Let America Online Inc. (AOL) go its own way. That is the key message of a column penned by AOL co-founder Steve Case and published Sunday in The Washington Post. Case, a key architect of the marriage between AOL and Time Warner Inc., wrote that the merger has been negative for both entities and that it's time for a breakup.
"Although I played a key role in bringing AOL and Time Warner together six years ago, it's now my view that it would be best to 'undo' the merger by splitting Time Warner into several independent companies and allowing AOL to set off on its own path," Case wrote.
The merger's expected consequence -- that Time Warner's media assets would help propel AOL into the broadband world, and that AOL's Internet savvy would accelerate Time Warner's growth -- never materialized, Case wrote. For AOL, which in the mid to late 1990s was the company to beat in consumer Internet service and content, this has meant falling behind more nimble competitors.
"Instead of propelling AOL to new heights, the association with Time Warner has weighed AOL down, while its competitors, such as Google and Yahoo, have made important strides forward," Case wrote.
In July, having concluded that Time Warner's units would never work in an organic, integrated, manner, Case proposed to the board breaking up the media behemoth into "four freestanding companies." This would be Time Warner Cable, Time Warner Entertainment, Time Inc. and AOL.
All resulting companies would benefit from the breakup, but AOL would be "perhaps the one with the greatest potential," in part because the Internet sector is so vibrant right now with high growth companies such as Google, he wrote.
"AOL has spent the last six years wrestling with integration issues -- it needs to be independent now so it can start to regain its leadership position," Case wrote.
Case, who recently resigned from the Time Warner board of directors, is still one of the company's largest individual shareholders with more than US$250 million in holdings. His column stokes the fire that has been burning for several months, as Time Warner's executive management ponders the future of AOL and considers alliances with Google Inc. and Microsoft Corp.
The debate over what to do with AOL has become strident since investor Carl Icahn began in October a blistering and ongoing criticism of Time Warner's management. Icahn is pushing the idea of breaking up the company, and has stated his intention to wage a proxy fight to replace a majority of its board of directors.
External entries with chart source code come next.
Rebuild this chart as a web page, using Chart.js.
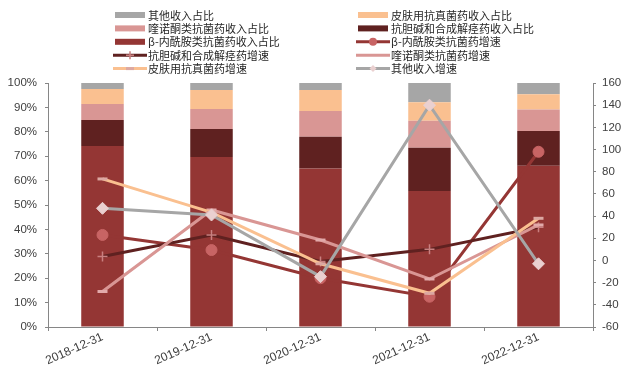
<!DOCTYPE html>
<html>
<head>
<meta charset="utf-8">
<script src="https://cdn.jsdelivr.net/npm/chart.js@4/dist/chart.umd.min.js"></script>
<style>
  body { margin: 0; background: #fff; }
  #chart { display: block; }
</style>
</head>
<body>
<canvas id="chart" width="621" height="367"></canvas>
<script>
// 年份
const years = ["2018-12-31", "2019-12-31", "2020-12-31", "2021-12-31", "2022-12-31"];

// 收入占比（%），自下而上堆叠
const betaShare = [74.2, 69.7, 65.0, 55.7, 66.1];
const antiCholShare = [10.6, 11.4, 13.0, 17.8, 14.2];
const quinoShare = [6.6, 8.2, 10.5, 11.0, 8.8];
const skinShare = [6.1, 7.8, 8.6, 7.6, 6.3];
const otherShare = [2.5, 2.9, 2.9, 7.9, 4.6];

// 增速（%），右轴
const betaGrowth = [23, 9.4, -16, -32.7, 98];
const antiCholGrowth = [3.5, 23, -1, 10, 30];
const quinoGrowth = [-28, 45.5, 18.4, -16.7, 32];
const skinGrowth = [73.5, 43.4, -3, -29.6, 38];
const otherGrowth = [47, 41, -14.6, 140, -3];

// 轴刻度
const leftTicks = { min: 0, max: 100, step: 10 };
const rightTicks = { min: -60, max: 160, step: 20 };

const RED = "#943634", DARK = "#5f2120", PINK = "#d99694", ORANGE = "#fac090", GREY = "#a6a6a6";
const axisColor = "#868686";
const tickFont = { family: "'Liberation Sans', Arial, sans-serif", size: 11.5 };

function bar(label, data, color) {
  return { type: "bar", label, data, backgroundColor: color, yAxisID: "y", order: 10,
           barPercentage: 0.39, categoryPercentage: 1 };
}

function line(label, data, color, marker, markerColor, radius, order) {
  return { type: "line", label, data, borderColor: color, borderWidth: 3, yAxisID: "y1",
           tension: 0, order, pointStyle: marker, pointRadius: radius,
           pointBackgroundColor: markerColor, pointBorderColor: markerColor,
           pointBorderWidth: marker === "cross" ? 1.5 : (marker === "line" ? 3 : 1) };
}

const datasets = [
  bar("β-内酰胺类抗菌药收入占比", betaShare, RED),
  bar("抗胆碱和合成解痉药收入占比", antiCholShare, DARK),
  bar("喹诺酮类抗菌药收入占比", quinoShare, PINK),
  bar("皮肤用抗真菌药收入占比", skinShare, ORANGE),
  bar("其他收入占比", otherShare, GREY),
  line("β-内酰胺类抗菌药增速", betaGrowth, RED, "circle", "#c86464", 5.5, 5),
  line("抗胆碱和合成解痉药增速", antiCholGrowth, DARK, "cross", "#c98080", 5, 4),
  line("喹诺酮类抗菌药增速", quinoGrowth, PINK, "line", "#e2aaaa", 5, 3),
  line("皮肤用抗真菌药增速", skinGrowth, ORANGE, "line", "#dca8a2", 5, 2),
  line("其他收入增速", otherGrowth, GREY, "rectRot", "#ead0d0", 6, 1)
];

// 两列图例，按行排列
const legendRows = [[4, 3], [2, 1], [0, 5], [6, 7], [8, 9]];
const legendCols = [115, 358];

function drawMarker(ctx, ds, x, y) {
  const r = ds.pointRadius;
  ctx.fillStyle = ds.pointBackgroundColor;
  ctx.strokeStyle = ds.pointBorderColor;
  ctx.lineWidth = ds.pointBorderWidth;
  ctx.beginPath();
  if (ds.pointStyle === "circle") {
    ctx.arc(x, y, r - 1.5, 0, Math.PI * 2);
    ctx.fill();
  } else if (ds.pointStyle === "cross") {
    ctx.moveTo(x - r + 1, y); ctx.lineTo(x + r - 1, y);
    ctx.moveTo(x, y - r + 1); ctx.lineTo(x, y + r - 1);
    ctx.stroke();
  } else if (ds.pointStyle === "rectRot") {
    ctx.moveTo(x, y - 3.5); ctx.lineTo(x + 3.5, y); ctx.lineTo(x, y + 3.5); ctx.lineTo(x - 3.5, y);
    ctx.closePath();
    ctx.fill();
  } else {
    ctx.moveTo(x - 4, y); ctx.lineTo(x + 4, y);
    ctx.stroke();
  }
}

const gridLegend = {
  id: "gridLegend",
  afterDraw(chart) {
    const ctx = chart.ctx;
    ctx.save();
    ctx.font = "11px 'Noto Sans CJK SC', sans-serif";
    ctx.textBaseline = "middle";
    legendRows.forEach((row, r) => {
      row.forEach((idx, c) => {
        const ds = chart.data.datasets[idx];
        const x = legendCols[c];
        const y = 15 + r * 13.4;
        if (ds.type === "bar") {
          ctx.fillStyle = ds.backgroundColor;
          ctx.fillRect(x, y - 3, 30, 6);
        } else {
          ctx.strokeStyle = ds.borderColor;
          ctx.lineWidth = 3;
          ctx.beginPath();
          ctx.moveTo(x - 2, y);
          ctx.lineTo(x + 32, y);
          ctx.stroke();
          if (ds.pointStyle !== "line" || idx === 8) drawMarker(ctx, ds, x + 15, y);
        }
        ctx.fillStyle = "#262626";
        ctx.fillText(ds.label, x + 33, y + 0.5);
      });
    });
    ctx.restore();
  }
};

new Chart(document.getElementById("chart"), {
  data: { labels: years, datasets },
  plugins: [gridLegend],
  options: {
    responsive: false,
    animation: false,
    layout: { padding: { top: 83, left: 0, right: 0, bottom: 0 } },
    plugins: { legend: { display: false }, tooltip: { enabled: false } },
    scales: {
      x: {
        stacked: true,
        offset: true,
        border: { color: axisColor },
        grid: { offset: true, drawOnChartArea: false, tickLength: 4, color: axisColor },
        ticks: { minRotation: 24, maxRotation: 24, padding: -1, color: "#404040",
                 font: { family: tickFont.family, size: 12 } },
        afterFit: s => { s.height = 40; }
      },
      y: {
        stacked: true,
        min: leftTicks.min, max: leftTicks.max,
        border: { color: axisColor },
        grid: { drawOnChartArea: false, tickLength: 3, color: axisColor },
        ticks: { stepSize: leftTicks.step, padding: 8, color: "#404040", font: tickFont,
                 callback: v => v + "%" },
        afterFit: s => { s.width = 48; }
      },
      y1: {
        position: "right",
        min: rightTicks.min, max: rightTicks.max,
        border: { color: axisColor },
        grid: { drawOnChartArea: false, tickLength: 3, color: axisColor },
        ticks: { stepSize: rightTicks.step, padding: 6, color: "#404040", font: tickFont },
        afterFit: s => { s.width = 28; }
      }
    }
  }
});
</script>
</body>
</html>
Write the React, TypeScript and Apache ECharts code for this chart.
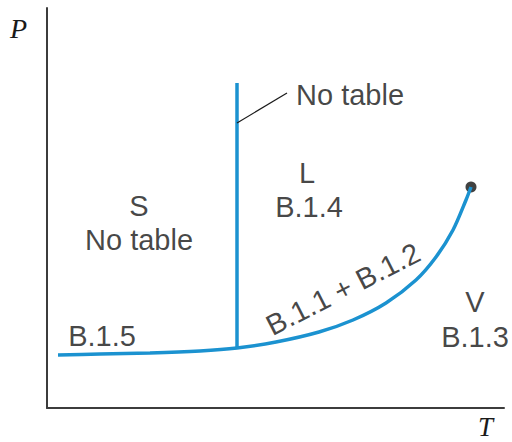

When AOL and Time Warner announced their intention to merge in January 2000, the all-stock deal was valued at $350 billion, but when the transaction finally closed a year later, the value was estimated at less than a third of that original price due to the declining value of AOL's stock.
Case is currently chairman and chief executive officer of Revolution LLC, a private investment company based in Washington, D.C. The Washington Post column can be found here: http://www.washingtonpost.com/wp-dyn/content/article/2005/12/10/AR2005121000099.html.
Time Warner didn't immediately return a call seeking comment.